表題番号:2019C-239 日付:2020/02/18
研究課題戦後日本の科学批判に関する研究―吉岡文書の保存と活用に向けたアーカイブの構築
研究者所属(当時) 資格 氏名
(代表者) 理工学術院 創造理工学部 教授 綾部 広則
研究成果概要
本研究の目的は、吉岡斉(1953-2018)が遺した史料を整理・保存することで、戦後日本の科学批判を歴史的な観点から検討するための足がかりを築くことにあった。吉岡の文書のなかには、原子力や戦後日本の科学技術史をたどる上で重要な史料が多く含まれている。したがって、これらの史料を散逸させず、適切に保存することは、現代のわれわれが行うべき重要な仕事である。しかも史料のなかには多くの人々と共有することが望ましいものが多く含まれている。
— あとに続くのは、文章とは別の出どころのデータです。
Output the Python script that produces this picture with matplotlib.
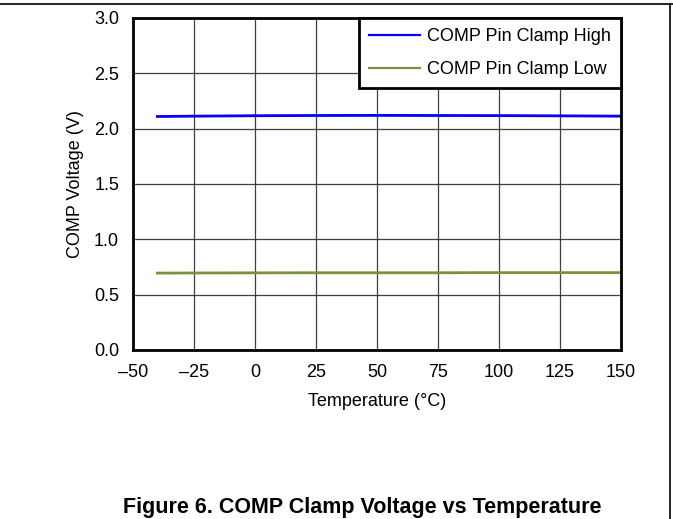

しかし紙媒体のままでは、誰もが閲覧可能な状態にするのは難しく、実質的に死蔵に近い状態となる可能性がある。また紙媒体のまま多くの人々が閲覧すると史料が痛む可能性がある。そこで紙媒体史料の電子化を行った。いずれにしろ、本研究によって、吉岡が遺した史料のほとんどを散逸から守ることができた。今後はこれらの史料をつぶさに分析することで、『年報科学・技術・社会』で提示した仮説の妥当性を検討したい。